# PROBLEM REQUIREMENTS:
Extract, in full, the lines below, beginning at the first and ending with the line that contains "const LINE = '#d9d9d9';". Pictures do not belong in the copy.
———
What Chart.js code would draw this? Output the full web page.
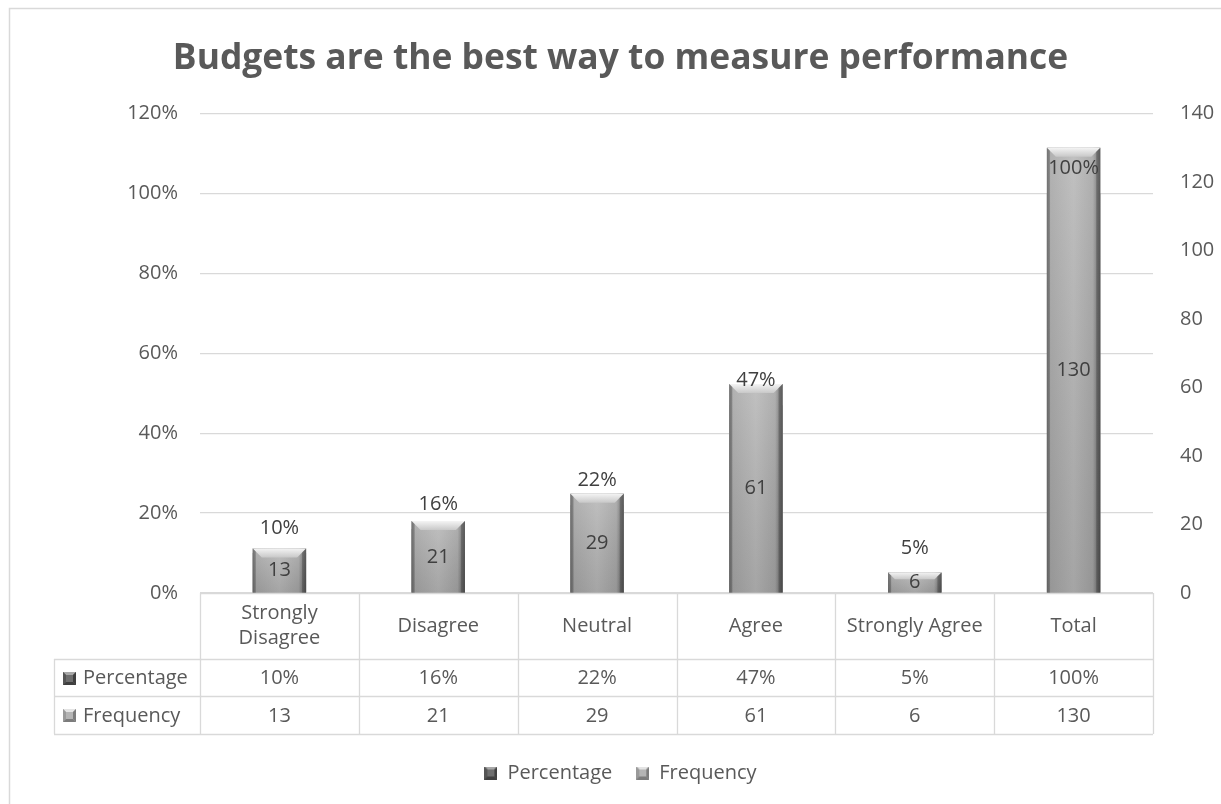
<!DOCTYPE html>
<html>
<head>
<meta charset="utf-8">
<script src="https://cdn.jsdelivr.net/npm/chart.js@4.4.1/dist/chart.umd.min.js"></script>
<style>
  html, body { margin: 0; padding: 0; background: #fff; }
  #chart { display: block; }
</style>
</head>
<body>
<canvas id="chart" width="1221" height="804"></canvas>
<script>
// data
const categories = [['Strongly', 'Disagree'], 'Disagree', 'Neutral', 'Agree', 'Strongly Agree', 'Total'];
const percentage = [10, 16, 22, 47, 5, 100];
const frequency = [13, 21, 29, 61, 6, 130];
const seriesNames = ['Percentage', 'Frequency'];

const FONT = "'Open Sans', 'Noto Sans', sans-serif";
const TEXT = '#595959';
const LINE = '#d9d9d9';

// small bevelled square used in legend and data table
function makeIcon(base, light, side, dark) {
  const c = document.createElement('canvas');
  c.width = 13; c.height = 13;
  const g = c.getContext('2d');
  g.fillStyle = base; g.fillRect(0, 0, 13, 13);
  g.fillStyle = light;
  g.beginPath(); g.moveTo(0, 0); g.lineTo(13, 0); g.lineTo(10, 3); g.lineTo(3, 3); g.closePath(); g.fill();
  g.fillStyle = side;
  g.beginPath(); g.moveTo(0, 0); g.lineTo(3, 3); g.lineTo(3, 10); g.lineTo(0, 13); g.closePath(); g.fill();
  g.fillStyle = dark;
  g.beginPath(); g.moveTo(13, 0); g.lineTo(10, 3); g.lineTo(10, 10); g.lineTo(13, 13); g.closePath(); g.fill();
  g.beginPath(); g.moveTo(0, 13); g.lineTo(3, 10); g.lineTo(10, 10); g.lineTo(13, 13); g.closePath(); g.fill();
  return c;
}
const icons = [
  makeIcon('#6e6e6e', '#a8a8a8', '#555555', '#3f3f3f'),
  makeIcon('#b4b4b4', '#e4e4e4', '#9a9a9a', '#7c7c7c')
];

const frame = {
  id: 'frame',
  beforeDraw(chart) {
    const ctx = chart.ctx;
    ctx.save();
    ctx.fillStyle = '#fff';
    ctx.fillRect(0, 0, chart.width, chart.height);
    ctx.strokeStyle = LINE;
    ctx.lineWidth = 1.5;
    ctx.beginPath();
    ctx.moveTo(9.5, chart.height);
    ctx.lineTo(9.5, 8.5);
    ctx.lineTo(chart.width, 8.5);
    ctx.stroke();
    ctx.restore();
  }
};

// bevel look on the front (frequency) bars, then value labels
const bevel = {
  id: 'bevel',
  afterDatasetsDraw(chart) {
    const ctx = chart.ctx;
    ctx.save();
    chart.getDatasetMeta(1).data.forEach(el => {
      const l = el.x - el.width / 2, r = el.x + el.width / 2, t = el.y, btm = el.base;
      const b = Math.min(9, (btm - t) / 3);
      let g = ctx.createLinearGradient(l, 0, r, 0);
      g.addColorStop(0, '#7c7c7c');
      g.addColorStop(0.07, '#a8a8a8');
      g.addColorStop(0.5, '#b8b8b8');
      g.addColorStop(0.86, '#a6a6a6');
      g.addColorStop(1, '#5e5e5e');
      ctx.fillStyle = g;
      ctx.fillRect(l, t, r - l, btm - t);
      g = ctx.createLinearGradient(0, t, 0, btm);
      g.addColorStop(0, 'rgba(255,255,255,0.12)');
      g.addColorStop(1, 'rgba(0,0,0,0.10)');
      ctx.fillStyle = g;
      ctx.fillRect(l, t, r - l, btm - t);
      // top bevel
      g = ctx.createLinearGradient(0, t, 0, t + b);
      g.addColorStop(0, '#f4f4f4');
      g.addColorStop(1, '#c8c8c8');
      ctx.fillStyle = g;
      ctx.beginPath();
      ctx.moveTo(l, t); ctx.lineTo(r, t); ctx.lineTo(r - b, t + b); ctx.lineTo(l + b, t + b);
      ctx.closePath(); ctx.fill();
      // left and right bevel faces
      ctx.fillStyle = 'rgba(70,70,70,0.35)';
      ctx.beginPath();
      ctx.moveTo(l, t); ctx.lineTo(l + 3, t + 3); ctx.lineTo(l + 3, btm); ctx.lineTo(l, btm);
      ctx.closePath(); ctx.fill();
      ctx.fillStyle = 'rgba(40,40,40,0.30)';
      ctx.beginPath();
      ctx.moveTo(r, t); ctx.lineTo(r - 4, t + 4); ctx.lineTo(r - 4, btm); ctx.lineTo(r, btm);
      ctx.closePath(); ctx.fill();
    });

    ctx.font = '20px ' + FONT;
    ctx.fillStyle = '#404040';
    ctx.textAlign = 'center';
    ctx.textBaseline = 'middle';
    chart.getDatasetMeta(1).data.forEach((el, i) => {
      ctx.fillText(String(frequency[i]), el.x, (el.y + el.base) / 2);
    });
    chart.getDatasetMeta(0).data.forEach((el, i) => {
      ctx.fillText(percentage[i] + '%', el.x, el.y - 25);
    });
    ctx.restore();
  }
};

// Excel style data table under the plot
const dataTable = {
  id: 'dataTable',
  afterDraw(chart) {
    const ctx = chart.ctx;
    const xs = chart.scales.x;
    const n = categories.length;
    const cw = (xs.right - xs.left) / n;
    const top = chart.chartArea.bottom;
    const rows = [top, top + 66, top + 103, top + 141];
    const headL = 54;
    ctx.save();
    ctx.strokeStyle = LINE;
    ctx.lineWidth = 1.3;
    ctx.beginPath();
    ctx.moveTo(xs.left, rows[0] + 0.5); ctx.lineTo(xs.right, rows[0] + 0.5);
    for (let r = 1; r < rows.length; r++) {
      ctx.moveTo(headL, rows[r] + 0.5); ctx.lineTo(xs.right, rows[r] + 0.5);
    }
    for (let i = 0; i <= n; i++) {
      const x = Math.round(xs.left + i * cw) + 0.5;
      ctx.moveTo(x, rows[0]); ctx.lineTo(x, rows[3]);
    }
    ctx.moveTo(headL + 0.5, rows[1]); ctx.lineTo(headL + 0.5, rows[3]);
    ctx.stroke();

    ctx.font = '20px ' + FONT;
    ctx.fillStyle = TEXT;
    ctx.textAlign = 'center';
    ctx.textBaseline = 'middle';
    categories.forEach((c, i) => {
      const cx = xs.left + (i + 0.5) * cw;
      const lines = Array.isArray(c) ? c : [c];
      const mid = (rows[0] + rows[1]) / 2;
      lines.forEach((s, k) => ctx.fillText(s, cx, mid + (k - (lines.length - 1) / 2) * 25));
      ctx.fillText(percentage[i] + '%', cx, (rows[1] + rows[2]) / 2 + 1);
      ctx.fillText(String(frequency[i]), cx, (rows[2] + rows[3]) / 2 + 1);
    });
    ctx.textAlign = 'left';
    [[rows[1], rows[2]], [rows[2], rows[3]]].forEach(([a, b], k) => {
      const my = (a + b) / 2;
      ctx.drawImage(icons[k], 63, Math.round(my - 6));
      ctx.fillText(seriesNames[k], 83, my + 1);
    });
    ctx.restore();
  }
};

new Chart(document.getElementById('chart'), {
  type: 'bar',
  data: {
    labels: categories,
    datasets: [
      {
        label: seriesNames[0],
        data: percentage,
        yAxisID: 'y',
        backgroundColor: '#6e6e6e',
        order: 2
      },
      {
        label: seriesNames[1],
        data: frequency,
        yAxisID: 'y1',
        backgroundColor: '#aaaaaa',
        order: 1
      }
    ]
  },
  options: {
    responsive: false,
    animation: false,
    datasets: {
      bar: { grouped: false, categoryPercentage: 1, barPercentage: 0.336 }
    },
    // the Excel chart frame runs past the right edge, so everything centres ~10px right
    layout: { padding: { left: 20, right: 0, top: 0, bottom: 11 } },
    plugins: {
      title: {
        display: true,
        text: 'Budgets are the best way to measure performance',
        color: TEXT,
        font: { family: FONT, size: 35.4, weight: 'bold' },
        padding: { top: 38, bottom: 33 }
      },
      legend: {
        position: 'bottom',
        labels: {
          color: TEXT,
          font: { family: FONT, size: 20 },
          usePointStyle: true,
          boxWidth: 13,
          boxHeight: 13,
          padding: 24,
          generateLabels: chart => chart.data.datasets.map((ds, i) => ({
            text: ds.label,
            pointStyle: icons[i],
            datasetIndex: i,
            fontColor: TEXT,
            hidden: false,
            lineWidth: 0,
            strokeStyle: 'rgba(0,0,0,0)',
            fillStyle: 'rgba(0,0,0,0)'
          }))
        }
      },
      tooltip: { enabled: false }
    },
    scales: {
      x: {
        grid: { display: false },
        border: { display: false },
        ticks: { display: false },
        afterFit: s => { s.height = 146; }
      },
      y: {
        position: 'left',
        min: 0,
        max: 120,
        ticks: { stepSize: 20, padding: 22, color: TEXT, font: { family: FONT, size: 20 }, callback: v => v + '%' },
        grid: { color: LINE, lineWidth: 1.3, drawTicks: false },
        border: { display: false },
        afterFit: s => { s.width = 180; }
      },
      y1: {
        position: 'right',
        min: 0,
        max: 140,
        ticks: { stepSize: 20, padding: 27, color: TEXT, font: { family: FONT, size: 20 } },
        grid: { display: false, drawTicks: false },
        border: { display: false },
        afterFit: s => { s.width = 68; }
      }
    }
  },
  plugins: [frame, bevel, dataTable]
});
</script>
</body>
</html>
———
# ANSWER IN FULL:
What Chart.js code would draw this? Output the full web page.
<!DOCTYPE html>
<html>
<head>
<meta charset="utf-8">
<script src="https://cdn.jsdelivr.net/npm/chart.js@4.4.1/dist/chart.umd.min.js"></script>
<style>
  html, body { margin: 0; padding: 0; background: #fff; }
  #chart { display: block; }
</style>
</head>
<body>
<canvas id="chart" width="1221" height="804"></canvas>
<script>
// data
const categories = [['Strongly', 'Disagree'], 'Disagree', 'Neutral', 'Agree', 'Strongly Agree', 'Total'];
const percentage = [10, 16, 22, 47, 5, 100];
const frequency = [13, 21, 29, 61, 6, 130];
const seriesNames = ['Percentage', 'Frequency'];

const FONT = "'Open Sans', 'Noto Sans', sans-serif";
const TEXT = '#595959';
const LINE = '#d9d9d9';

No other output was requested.